Arterial calcification in chronic kidney disease: key roles for calcium and phosphate

Abstract

Vascular calcification contributes to the high risk of cardiovascular mortality in chronic kidney disease (CKD) patients. Dysregulation of calcium (Ca) and phosphate (P) metabolism is common in CKD patients and drives vascular calcification. In this article, we review the physiological regulatory mechanisms for Ca and P homeostasis and the basis for their dysregulation in CKD. In addition, we highlight recent findings indicating that elevated Ca and P have direct effects on vascular smooth muscle cells (VSMCs) that promote vascular calcification, including stimulation of osteogenic/chondrogenic differentiation, vesicle release, apoptosis, loss of inhibitors, and extracellular matrix degradation. These studies suggest a major role for elevated P in promoting osteogenic/chondrogenic differentiation of VSMC, whereas elevated Ca has a predominant role in promoting VSMC apoptosis and vesicle release. Furthermore, the effects of elevated Ca and P are synergistic, providing a major stimulus for vascular calcification in CKD. Unraveling the complex regulatory pathways that mediate the effects of both Ca and P on VSMCs will ultimately provide novel targets and therapies to limit the destructive effects of vascular calcification in CKD patients.

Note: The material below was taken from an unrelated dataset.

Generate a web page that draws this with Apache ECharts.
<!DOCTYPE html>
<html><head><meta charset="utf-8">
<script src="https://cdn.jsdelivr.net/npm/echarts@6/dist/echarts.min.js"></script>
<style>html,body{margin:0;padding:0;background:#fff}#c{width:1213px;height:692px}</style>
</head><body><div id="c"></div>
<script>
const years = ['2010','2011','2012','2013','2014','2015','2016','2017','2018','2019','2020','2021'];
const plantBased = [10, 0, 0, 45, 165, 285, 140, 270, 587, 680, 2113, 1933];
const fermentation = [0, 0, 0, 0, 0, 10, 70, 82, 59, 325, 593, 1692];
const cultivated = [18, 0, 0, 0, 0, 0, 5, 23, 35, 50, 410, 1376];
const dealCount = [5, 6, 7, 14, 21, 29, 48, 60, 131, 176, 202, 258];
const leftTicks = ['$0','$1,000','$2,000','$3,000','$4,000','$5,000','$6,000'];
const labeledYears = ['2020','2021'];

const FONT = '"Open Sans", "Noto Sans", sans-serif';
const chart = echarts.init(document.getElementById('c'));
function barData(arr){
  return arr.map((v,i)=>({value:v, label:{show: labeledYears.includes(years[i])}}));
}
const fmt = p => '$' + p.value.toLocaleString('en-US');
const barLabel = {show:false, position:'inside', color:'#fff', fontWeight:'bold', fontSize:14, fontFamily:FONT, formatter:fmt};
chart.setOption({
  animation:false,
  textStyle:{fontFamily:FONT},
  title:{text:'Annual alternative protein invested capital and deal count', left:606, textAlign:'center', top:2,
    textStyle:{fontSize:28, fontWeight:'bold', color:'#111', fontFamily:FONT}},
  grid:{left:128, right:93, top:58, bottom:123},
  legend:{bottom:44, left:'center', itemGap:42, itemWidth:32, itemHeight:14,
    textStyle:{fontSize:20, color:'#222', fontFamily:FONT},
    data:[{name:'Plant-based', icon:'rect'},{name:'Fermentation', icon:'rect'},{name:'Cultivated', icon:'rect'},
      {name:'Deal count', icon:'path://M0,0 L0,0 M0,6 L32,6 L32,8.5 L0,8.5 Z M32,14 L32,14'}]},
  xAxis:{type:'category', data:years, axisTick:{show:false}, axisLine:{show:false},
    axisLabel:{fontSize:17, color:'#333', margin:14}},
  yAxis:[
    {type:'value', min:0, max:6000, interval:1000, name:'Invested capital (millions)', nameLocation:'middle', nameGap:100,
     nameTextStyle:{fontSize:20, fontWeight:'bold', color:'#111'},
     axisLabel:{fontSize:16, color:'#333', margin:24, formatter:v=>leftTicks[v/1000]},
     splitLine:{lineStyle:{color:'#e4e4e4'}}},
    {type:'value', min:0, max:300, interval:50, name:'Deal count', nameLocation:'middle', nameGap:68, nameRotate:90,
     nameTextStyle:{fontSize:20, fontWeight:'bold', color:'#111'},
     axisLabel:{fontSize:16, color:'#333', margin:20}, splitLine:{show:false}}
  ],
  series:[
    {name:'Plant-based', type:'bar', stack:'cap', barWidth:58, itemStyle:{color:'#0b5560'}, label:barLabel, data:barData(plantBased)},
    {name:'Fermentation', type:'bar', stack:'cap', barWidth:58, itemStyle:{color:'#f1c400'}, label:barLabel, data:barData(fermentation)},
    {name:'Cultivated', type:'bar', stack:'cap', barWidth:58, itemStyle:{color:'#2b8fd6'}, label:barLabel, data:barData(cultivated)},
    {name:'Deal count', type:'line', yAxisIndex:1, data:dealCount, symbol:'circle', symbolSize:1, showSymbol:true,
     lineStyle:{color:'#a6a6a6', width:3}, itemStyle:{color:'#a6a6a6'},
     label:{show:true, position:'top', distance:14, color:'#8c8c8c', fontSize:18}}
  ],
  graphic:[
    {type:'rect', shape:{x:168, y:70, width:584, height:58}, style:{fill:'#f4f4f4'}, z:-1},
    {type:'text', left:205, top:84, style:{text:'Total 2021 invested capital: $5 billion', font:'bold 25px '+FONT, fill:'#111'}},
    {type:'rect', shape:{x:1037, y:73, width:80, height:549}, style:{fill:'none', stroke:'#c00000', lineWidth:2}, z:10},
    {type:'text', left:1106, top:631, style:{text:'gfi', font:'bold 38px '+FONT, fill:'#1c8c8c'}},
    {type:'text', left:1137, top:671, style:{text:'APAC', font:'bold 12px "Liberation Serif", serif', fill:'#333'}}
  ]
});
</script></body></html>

Figure 1. Vascular calcification is mediated by VSMCs

Alterations in Ca and P levels and/or vascular insult lead to osteo/chondrogenic conversion of VSMCs in the vascular wall. This is associated with dramatic loss of mineralization inhibitors, the production of calcifying matrix vesicles and ECM degradation. In addition, Ca and P induce VSMC apoptosis and release of apoptotic bodies, which in turn, form the initial nidus for vascular calcification.

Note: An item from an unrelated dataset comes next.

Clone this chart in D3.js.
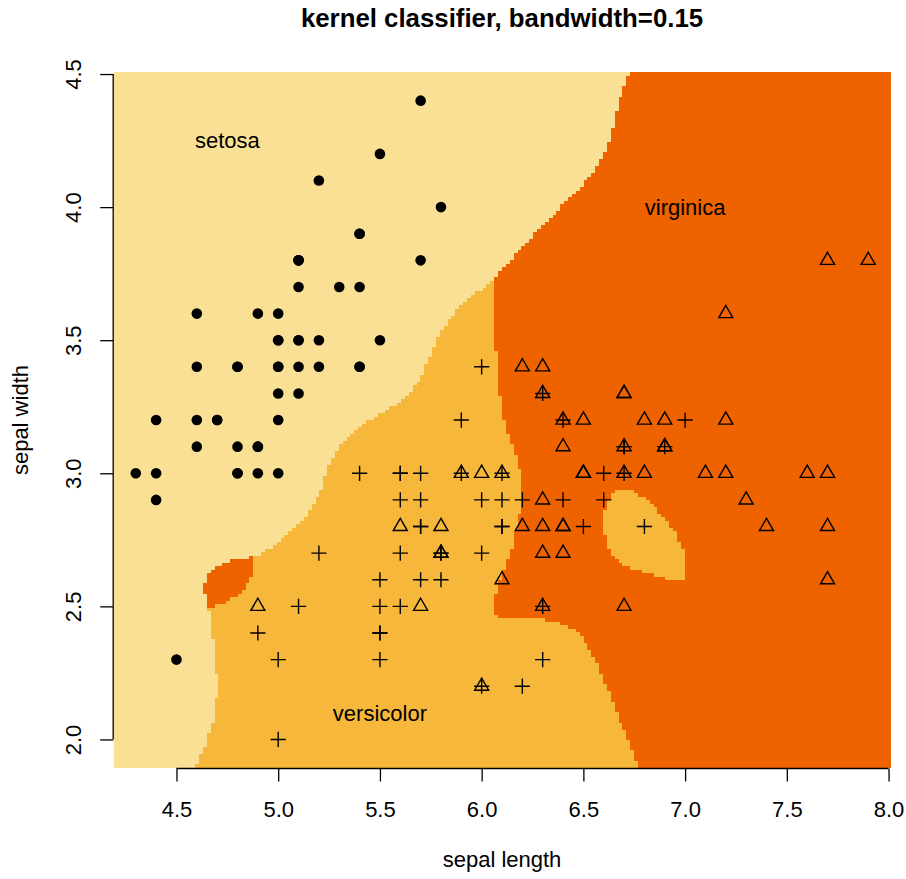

Figure 2. Overview of the factors involved in dysregulated Ca and P homeostasis in CKD

In early CKD renal insufficiency leads to a decline in klotho levels and impaired P excretion, but serum P levels are maintained in the normal range by upregulation of FGF23 from bone and PTH from the parathyroid gland. Declining renal function in CKD leads to 1, 25-dihydroxyvitamin D deficiency due to diminished activity of 1-alpha hydroxylase in the kidney as well as increased serum FGF23 levels (a direct inhibitor of 1 alpha hydroxylase activity). Low 1, 25-dihydroxyvitamin D levels lead to initial hypocalcemia, which together with hyperphosphatemia, provide a powerful stimulus for further PTH secretion and lead to the secondary hyperparathyrodism of CKD, and increased bone remodelling. Normal defence mechanisms (PTH, FGF23, and klotho) are overwhelmed as renal function continues to fall. Vitamin D deficiency and secondary hyperparathyroidism are treated with VDRAs that stimulate Ca and P uptake in the gut, often leading to transient hypercalcemic episodes (denoted by parentheses). Furthermore, Ca-containing P binders are commonly used to treat hyperphosphatemia, further increasing Ca burden in these individuals. Together with disordered bone remodelling, these factors contribute to dysregulated P and Ca metabolism, and promote vascular calcification in CKD.

Figure 3. Role of P in VSMC Calcification

Elevated extracellular P affects multiple signalling pathways that increase the susceptibility of VSMC to calcification including decreased calcification inhibitors, increased ECM degradation, osteo/chondrogenic differentiation, apoptosis and vesicle release. Some of the effects of P are mediated through sodium dependent phosphate co-transporters, Pit-1 and Pit-2, potentially via P transport-dependent and -independent activities. Whether other receptors exist that mediate specific downstream signalling pathways in response to P is not yet known, but cannot be excluded.

Figure 4. Role of Ca in VSMC Calcification

Ca elevation induces vesicle production and can lead to cell apoptosis and necrosis. High local levels of Ca triggers mineral nucleation in the matrix vesicles and apoptotic bodies. Accumulation of mineralized matrix vesicles and apoptotic bodies and their uptake accelerate cell death and facilitate further crystal growth. Degradation of ECM and nucleation of Ca apatite induces ECM protein mineralization.

Figure 5. Overview of distinct and overlapping pathways initiated by elevated Ca and P in VSMC

Pink shading indicates pathways specific to elevated serum Pi, green shading indicates pathways specific to elevated serum Ca, and brown area shows common pathways.